In a report dated June 26, J.P. Morgan said some companies are disclosing “increased production” from Southeast Asia in the first half of the year, while others indicated shifting supply chains in the second half or next year.

Based on its “text mining analysis” of company transcripts, J.P. Morgan said 8 percent of firms that decided to move their operations to Southeast Asia mentioned the Philippines.

Aside from the Philippines, Indonesia and Cambodia also received 8 percent mentions each within the region.

Meanwhile, Vietnam remains the biggest gainer with 47 percent of mentions from companies that disclosed relocation geography. 

Thailand received 5 percent mentions.

“In our view, the attractiveness of SE Asia as supply chain relocation geography is underpinned by large working-age populations, relatively low-cost wage structures and high skill levels,” J.P. Morgan said.

“We believe that optimism around the resolution of trade tensions has delayed plans of relocation. In our view, continuing trade tensions will lead to further supply chain shifts,” it added.

“On average, companies have indicated supply chain can shift in 2-3 quarters.”

World leaders kicked off one of their most high-stakes G20 meetings in years Friday. 

The most eagerly anticipated part of the meeting will be on Saturday when US President Donald Trump and Chinese President Xi Jinping hold their first face-to-face since the last G20, to thrash out a truce in a long-running trade war that has stymied the world economy.

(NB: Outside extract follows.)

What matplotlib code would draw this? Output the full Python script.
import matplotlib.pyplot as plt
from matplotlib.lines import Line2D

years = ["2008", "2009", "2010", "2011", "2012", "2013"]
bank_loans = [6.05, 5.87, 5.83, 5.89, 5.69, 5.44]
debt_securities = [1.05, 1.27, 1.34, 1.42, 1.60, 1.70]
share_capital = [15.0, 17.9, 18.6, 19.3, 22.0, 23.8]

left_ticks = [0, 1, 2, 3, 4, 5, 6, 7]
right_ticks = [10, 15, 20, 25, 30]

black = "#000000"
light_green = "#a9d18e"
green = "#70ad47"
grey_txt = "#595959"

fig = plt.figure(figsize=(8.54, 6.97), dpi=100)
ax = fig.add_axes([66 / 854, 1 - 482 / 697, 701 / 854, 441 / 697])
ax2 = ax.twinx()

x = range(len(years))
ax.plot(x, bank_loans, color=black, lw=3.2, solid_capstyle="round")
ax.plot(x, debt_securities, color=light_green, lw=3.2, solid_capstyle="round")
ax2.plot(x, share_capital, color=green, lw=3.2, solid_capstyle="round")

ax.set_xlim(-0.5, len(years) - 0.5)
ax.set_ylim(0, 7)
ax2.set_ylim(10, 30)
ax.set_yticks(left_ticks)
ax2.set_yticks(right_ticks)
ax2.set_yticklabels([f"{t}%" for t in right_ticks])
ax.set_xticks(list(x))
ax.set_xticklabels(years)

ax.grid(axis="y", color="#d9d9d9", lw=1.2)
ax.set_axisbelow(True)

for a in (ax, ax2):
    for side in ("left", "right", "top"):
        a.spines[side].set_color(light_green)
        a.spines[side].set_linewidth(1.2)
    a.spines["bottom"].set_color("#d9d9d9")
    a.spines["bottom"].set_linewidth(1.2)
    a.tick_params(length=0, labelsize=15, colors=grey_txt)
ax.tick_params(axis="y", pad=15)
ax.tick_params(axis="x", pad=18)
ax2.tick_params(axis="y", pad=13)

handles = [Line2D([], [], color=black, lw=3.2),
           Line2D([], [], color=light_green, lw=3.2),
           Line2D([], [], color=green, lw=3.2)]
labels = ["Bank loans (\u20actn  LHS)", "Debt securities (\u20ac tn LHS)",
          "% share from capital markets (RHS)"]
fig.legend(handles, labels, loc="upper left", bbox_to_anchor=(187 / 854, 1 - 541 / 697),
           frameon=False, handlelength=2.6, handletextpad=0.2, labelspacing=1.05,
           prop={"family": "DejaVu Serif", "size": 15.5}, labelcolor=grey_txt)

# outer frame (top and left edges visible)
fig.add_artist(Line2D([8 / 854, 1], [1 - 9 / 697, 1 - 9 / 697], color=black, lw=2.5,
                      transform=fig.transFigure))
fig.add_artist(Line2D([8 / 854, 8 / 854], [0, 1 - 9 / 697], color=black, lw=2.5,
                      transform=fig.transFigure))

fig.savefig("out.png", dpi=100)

Experts believe there is little chance of a full deal immediately, saying the best hope is for a truce that would avoid Washington imposing new tariffs and ramping up the conflict.

But even a truce is not guaranteed, with the Wall Street Journal reporting Thursday that Beijing will not agree to any deal unless Washington lifts its ban on Chinese telecoms firm Huawei.

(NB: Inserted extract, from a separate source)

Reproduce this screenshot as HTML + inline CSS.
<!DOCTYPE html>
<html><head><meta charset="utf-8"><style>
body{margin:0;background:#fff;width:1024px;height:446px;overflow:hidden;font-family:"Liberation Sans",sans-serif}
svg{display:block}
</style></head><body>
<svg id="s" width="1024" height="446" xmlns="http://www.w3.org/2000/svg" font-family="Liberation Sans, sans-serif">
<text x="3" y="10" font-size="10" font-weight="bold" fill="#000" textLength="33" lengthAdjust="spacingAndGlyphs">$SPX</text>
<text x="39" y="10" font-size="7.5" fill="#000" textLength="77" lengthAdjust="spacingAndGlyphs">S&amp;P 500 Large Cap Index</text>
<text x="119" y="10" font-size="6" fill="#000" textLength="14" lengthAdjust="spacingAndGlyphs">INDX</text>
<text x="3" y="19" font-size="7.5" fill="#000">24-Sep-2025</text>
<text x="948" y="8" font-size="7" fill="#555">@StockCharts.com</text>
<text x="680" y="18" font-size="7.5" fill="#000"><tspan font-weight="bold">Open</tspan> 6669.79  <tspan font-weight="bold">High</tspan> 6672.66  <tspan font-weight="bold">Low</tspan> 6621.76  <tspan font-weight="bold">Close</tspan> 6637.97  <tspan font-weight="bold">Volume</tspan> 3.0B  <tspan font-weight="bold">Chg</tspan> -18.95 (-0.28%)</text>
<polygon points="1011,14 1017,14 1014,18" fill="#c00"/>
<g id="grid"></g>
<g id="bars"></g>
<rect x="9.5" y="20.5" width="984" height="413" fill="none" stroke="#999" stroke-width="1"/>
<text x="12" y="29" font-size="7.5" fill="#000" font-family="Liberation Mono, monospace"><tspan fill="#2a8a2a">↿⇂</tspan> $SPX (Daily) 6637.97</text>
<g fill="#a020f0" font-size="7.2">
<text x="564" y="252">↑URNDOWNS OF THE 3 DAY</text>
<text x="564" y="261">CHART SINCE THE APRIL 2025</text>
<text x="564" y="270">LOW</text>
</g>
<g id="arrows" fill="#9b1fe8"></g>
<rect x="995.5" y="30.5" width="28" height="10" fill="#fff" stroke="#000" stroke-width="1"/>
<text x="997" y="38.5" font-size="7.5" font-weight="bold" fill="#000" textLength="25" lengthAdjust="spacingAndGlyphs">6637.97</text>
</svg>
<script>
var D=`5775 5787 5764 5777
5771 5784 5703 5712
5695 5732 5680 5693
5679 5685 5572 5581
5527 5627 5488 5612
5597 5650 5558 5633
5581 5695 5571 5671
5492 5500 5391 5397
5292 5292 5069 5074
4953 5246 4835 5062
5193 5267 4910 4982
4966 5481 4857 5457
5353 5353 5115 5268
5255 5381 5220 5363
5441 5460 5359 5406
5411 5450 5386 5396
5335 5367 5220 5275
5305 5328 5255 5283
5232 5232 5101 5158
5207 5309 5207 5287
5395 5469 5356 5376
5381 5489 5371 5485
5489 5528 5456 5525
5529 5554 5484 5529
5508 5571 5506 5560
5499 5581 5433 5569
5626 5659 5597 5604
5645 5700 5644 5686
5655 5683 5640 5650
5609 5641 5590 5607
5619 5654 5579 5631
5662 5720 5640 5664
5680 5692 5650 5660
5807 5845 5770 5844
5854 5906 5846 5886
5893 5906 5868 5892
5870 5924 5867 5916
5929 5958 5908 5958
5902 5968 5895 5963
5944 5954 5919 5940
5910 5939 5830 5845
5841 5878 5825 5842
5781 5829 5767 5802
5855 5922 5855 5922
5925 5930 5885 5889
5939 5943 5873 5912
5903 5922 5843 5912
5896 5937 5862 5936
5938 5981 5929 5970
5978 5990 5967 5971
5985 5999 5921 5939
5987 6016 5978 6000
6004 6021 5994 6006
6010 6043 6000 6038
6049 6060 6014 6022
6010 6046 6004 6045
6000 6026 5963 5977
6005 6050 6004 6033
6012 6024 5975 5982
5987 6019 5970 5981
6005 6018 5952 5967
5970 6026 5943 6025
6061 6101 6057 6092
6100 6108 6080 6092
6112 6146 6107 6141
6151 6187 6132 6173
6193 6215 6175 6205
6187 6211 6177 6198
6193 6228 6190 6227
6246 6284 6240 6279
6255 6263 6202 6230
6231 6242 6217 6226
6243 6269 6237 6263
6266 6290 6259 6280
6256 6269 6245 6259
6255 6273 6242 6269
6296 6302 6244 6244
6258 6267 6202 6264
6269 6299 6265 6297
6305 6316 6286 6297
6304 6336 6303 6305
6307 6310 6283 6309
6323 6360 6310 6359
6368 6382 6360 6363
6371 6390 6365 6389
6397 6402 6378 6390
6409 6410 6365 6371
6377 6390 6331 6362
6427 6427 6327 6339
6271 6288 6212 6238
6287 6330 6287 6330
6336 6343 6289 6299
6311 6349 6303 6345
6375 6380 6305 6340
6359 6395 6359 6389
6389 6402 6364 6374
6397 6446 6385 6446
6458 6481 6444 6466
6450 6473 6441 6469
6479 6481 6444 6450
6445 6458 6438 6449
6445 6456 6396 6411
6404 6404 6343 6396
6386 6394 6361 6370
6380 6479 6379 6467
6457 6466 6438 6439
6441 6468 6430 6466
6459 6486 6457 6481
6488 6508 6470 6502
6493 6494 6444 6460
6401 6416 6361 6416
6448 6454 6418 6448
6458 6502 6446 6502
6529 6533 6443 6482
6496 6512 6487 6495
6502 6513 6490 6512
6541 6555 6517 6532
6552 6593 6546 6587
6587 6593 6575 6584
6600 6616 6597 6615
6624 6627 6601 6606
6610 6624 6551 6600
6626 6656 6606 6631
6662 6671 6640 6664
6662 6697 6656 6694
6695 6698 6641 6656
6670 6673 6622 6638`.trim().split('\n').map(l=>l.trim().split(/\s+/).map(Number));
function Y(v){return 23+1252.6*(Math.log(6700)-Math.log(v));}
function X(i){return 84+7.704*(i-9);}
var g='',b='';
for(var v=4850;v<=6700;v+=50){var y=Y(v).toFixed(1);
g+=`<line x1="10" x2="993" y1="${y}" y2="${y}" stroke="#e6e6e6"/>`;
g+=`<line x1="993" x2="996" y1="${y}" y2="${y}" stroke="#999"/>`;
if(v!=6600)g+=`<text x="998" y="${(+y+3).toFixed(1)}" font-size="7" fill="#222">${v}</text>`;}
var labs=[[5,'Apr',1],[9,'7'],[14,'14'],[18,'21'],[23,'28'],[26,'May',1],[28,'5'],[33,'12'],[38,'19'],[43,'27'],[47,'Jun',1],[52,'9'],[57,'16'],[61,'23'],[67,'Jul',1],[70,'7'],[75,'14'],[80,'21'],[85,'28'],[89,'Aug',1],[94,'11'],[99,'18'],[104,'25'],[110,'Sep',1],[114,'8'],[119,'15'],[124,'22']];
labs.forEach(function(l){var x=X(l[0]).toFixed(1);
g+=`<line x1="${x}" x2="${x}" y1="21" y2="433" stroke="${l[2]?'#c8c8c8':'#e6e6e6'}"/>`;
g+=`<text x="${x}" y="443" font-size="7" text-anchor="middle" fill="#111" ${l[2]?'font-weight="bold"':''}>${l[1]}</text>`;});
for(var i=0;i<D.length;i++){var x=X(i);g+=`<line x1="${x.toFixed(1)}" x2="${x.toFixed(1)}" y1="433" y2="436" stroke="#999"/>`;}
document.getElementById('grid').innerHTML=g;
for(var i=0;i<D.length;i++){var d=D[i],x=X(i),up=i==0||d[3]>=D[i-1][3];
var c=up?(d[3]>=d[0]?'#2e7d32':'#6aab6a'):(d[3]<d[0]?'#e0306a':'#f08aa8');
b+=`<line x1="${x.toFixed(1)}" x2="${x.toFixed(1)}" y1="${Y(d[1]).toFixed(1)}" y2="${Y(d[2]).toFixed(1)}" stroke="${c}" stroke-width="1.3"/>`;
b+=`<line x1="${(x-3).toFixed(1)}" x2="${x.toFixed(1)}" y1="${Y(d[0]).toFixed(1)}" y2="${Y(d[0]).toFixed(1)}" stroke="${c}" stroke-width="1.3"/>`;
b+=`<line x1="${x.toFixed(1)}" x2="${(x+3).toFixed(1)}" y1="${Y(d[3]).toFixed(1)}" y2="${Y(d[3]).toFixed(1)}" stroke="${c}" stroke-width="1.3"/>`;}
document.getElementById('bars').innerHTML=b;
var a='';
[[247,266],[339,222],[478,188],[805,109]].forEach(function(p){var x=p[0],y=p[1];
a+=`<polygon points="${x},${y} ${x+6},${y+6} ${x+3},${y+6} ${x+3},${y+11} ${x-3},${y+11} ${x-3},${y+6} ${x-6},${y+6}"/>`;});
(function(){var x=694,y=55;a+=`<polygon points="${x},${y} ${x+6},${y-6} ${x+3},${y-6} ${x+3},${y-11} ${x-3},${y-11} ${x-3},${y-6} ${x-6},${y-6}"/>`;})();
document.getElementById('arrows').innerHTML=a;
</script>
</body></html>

Before arriving, Trump said China wanted a ceasefire because its economy was “going down the tubes”, appearing to also threaten another $325 billion in levies in addition to the $200 billion Washington has already imposed.

According to J.P. Morgan, companies evaluating supply chain shifts could increase if trade tensions are not resolved.

“SE Asia is seeing increased activity, but the bulk of relocation is yet to come. We believe the beneficiaries should be industrial estates, autos/auto components and Vietnam’s power generation names and port operators,” the investment bank said.

“Supply chain shifts can benefit Asean tech companies over the mid-term, but trade tensions present near-term risk,” it added.